• RECORD EXTRACTS
_ _ _ _

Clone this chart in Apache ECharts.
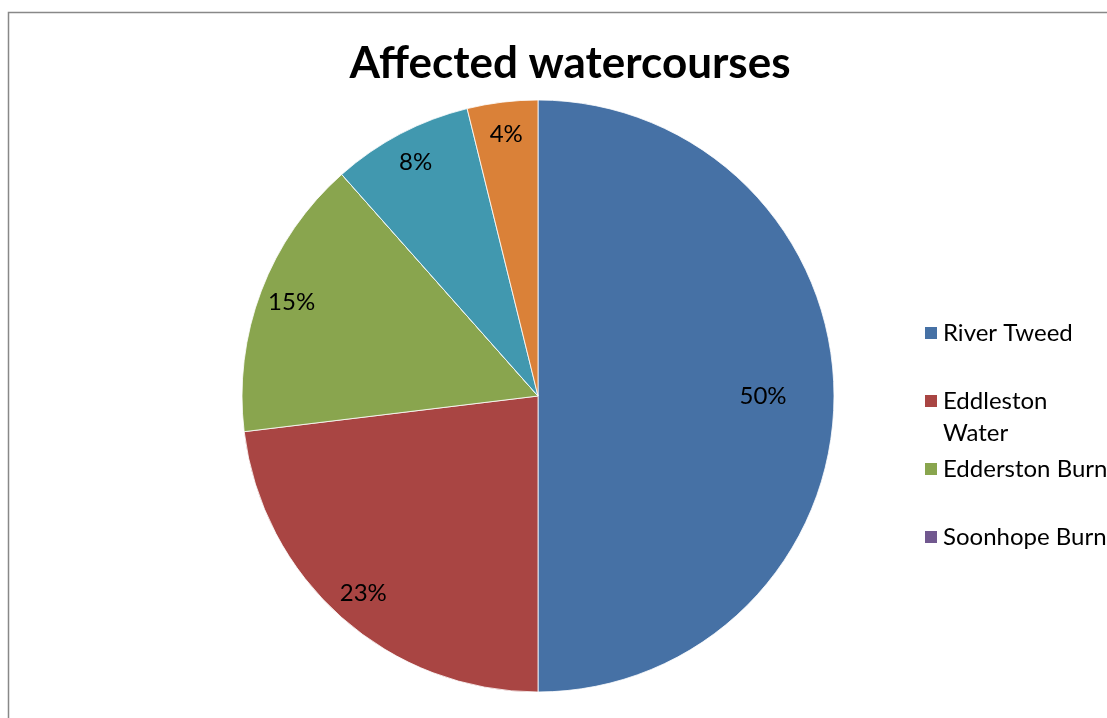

_ _ _ _

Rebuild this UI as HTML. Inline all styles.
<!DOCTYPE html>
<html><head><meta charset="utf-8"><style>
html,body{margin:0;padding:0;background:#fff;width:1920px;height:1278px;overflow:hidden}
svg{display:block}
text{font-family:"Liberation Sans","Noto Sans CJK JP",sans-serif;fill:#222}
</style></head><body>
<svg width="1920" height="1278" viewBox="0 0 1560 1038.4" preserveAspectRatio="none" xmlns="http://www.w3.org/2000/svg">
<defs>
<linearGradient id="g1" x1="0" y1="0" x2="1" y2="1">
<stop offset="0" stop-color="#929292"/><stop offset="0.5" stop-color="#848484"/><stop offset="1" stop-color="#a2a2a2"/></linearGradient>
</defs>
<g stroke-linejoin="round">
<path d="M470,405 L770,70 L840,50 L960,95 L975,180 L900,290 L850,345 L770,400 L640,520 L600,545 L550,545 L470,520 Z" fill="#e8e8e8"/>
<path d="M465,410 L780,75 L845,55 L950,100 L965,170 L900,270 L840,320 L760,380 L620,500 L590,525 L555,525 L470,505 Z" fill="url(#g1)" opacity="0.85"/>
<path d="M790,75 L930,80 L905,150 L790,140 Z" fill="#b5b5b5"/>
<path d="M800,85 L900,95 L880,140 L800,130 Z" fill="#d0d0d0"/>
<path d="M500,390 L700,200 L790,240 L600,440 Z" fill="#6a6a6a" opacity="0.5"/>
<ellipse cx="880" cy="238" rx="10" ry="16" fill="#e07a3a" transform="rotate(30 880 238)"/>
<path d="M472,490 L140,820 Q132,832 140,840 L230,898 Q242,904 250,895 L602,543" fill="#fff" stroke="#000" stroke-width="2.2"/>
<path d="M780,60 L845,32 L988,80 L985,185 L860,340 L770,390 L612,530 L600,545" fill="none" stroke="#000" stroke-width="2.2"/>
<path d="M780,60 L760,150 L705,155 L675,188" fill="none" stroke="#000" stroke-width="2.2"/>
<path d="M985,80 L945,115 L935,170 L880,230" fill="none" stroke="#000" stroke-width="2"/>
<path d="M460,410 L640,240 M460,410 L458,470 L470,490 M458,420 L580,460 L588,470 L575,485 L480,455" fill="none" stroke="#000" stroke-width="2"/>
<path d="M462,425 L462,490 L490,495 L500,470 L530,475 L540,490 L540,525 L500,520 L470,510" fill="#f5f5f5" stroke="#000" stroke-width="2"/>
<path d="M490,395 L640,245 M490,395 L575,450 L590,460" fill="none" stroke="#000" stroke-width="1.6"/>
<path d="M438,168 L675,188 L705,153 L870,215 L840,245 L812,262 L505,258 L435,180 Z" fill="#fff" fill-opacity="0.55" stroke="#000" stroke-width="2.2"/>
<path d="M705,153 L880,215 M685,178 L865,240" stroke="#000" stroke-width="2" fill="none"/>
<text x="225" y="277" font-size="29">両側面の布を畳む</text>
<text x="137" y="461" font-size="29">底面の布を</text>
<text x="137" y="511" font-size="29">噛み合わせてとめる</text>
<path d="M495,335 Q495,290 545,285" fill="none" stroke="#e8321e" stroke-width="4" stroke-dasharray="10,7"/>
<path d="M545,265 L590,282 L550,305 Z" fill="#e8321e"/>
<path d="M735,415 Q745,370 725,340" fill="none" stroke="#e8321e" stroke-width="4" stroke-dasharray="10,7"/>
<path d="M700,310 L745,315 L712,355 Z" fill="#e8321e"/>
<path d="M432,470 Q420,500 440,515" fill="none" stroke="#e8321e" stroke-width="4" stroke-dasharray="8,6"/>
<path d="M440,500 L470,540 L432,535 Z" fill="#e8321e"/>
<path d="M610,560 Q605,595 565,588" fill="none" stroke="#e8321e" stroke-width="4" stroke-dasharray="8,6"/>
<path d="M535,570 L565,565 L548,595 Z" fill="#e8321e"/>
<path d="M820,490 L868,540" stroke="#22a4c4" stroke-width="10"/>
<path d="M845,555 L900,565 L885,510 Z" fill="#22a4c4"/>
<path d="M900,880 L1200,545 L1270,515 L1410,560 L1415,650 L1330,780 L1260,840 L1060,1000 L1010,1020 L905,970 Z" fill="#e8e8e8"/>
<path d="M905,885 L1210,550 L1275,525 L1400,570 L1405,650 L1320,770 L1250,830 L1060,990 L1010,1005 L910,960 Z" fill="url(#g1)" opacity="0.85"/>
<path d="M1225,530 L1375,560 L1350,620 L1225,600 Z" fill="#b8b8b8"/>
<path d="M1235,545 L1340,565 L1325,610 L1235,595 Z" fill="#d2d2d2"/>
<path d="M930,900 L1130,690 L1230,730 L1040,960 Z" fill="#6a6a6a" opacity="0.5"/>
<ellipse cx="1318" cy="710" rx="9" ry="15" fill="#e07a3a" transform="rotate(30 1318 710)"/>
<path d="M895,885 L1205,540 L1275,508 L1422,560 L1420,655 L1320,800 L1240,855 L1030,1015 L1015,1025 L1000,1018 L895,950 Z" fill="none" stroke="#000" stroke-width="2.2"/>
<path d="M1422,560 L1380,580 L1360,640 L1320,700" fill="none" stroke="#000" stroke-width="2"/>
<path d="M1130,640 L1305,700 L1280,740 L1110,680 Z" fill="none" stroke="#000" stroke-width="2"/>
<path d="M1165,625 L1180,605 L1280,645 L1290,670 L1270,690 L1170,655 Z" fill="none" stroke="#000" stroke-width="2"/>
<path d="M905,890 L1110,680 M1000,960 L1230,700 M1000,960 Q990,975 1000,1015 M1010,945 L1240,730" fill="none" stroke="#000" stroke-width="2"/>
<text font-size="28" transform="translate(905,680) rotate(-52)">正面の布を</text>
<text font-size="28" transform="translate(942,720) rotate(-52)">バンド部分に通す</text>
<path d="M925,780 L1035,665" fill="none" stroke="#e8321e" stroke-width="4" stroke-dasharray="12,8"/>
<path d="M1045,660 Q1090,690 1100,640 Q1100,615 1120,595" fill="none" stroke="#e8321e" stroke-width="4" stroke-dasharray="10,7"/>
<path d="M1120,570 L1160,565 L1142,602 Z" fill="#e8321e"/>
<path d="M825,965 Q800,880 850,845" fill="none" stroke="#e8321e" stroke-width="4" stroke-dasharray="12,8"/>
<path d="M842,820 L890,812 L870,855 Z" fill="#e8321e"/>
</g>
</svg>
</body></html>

_ _ _ _

• SET EXERCISE
Give the count of lines in the listing that hold the word "this", with no other text.

• COMPLETED TASK
2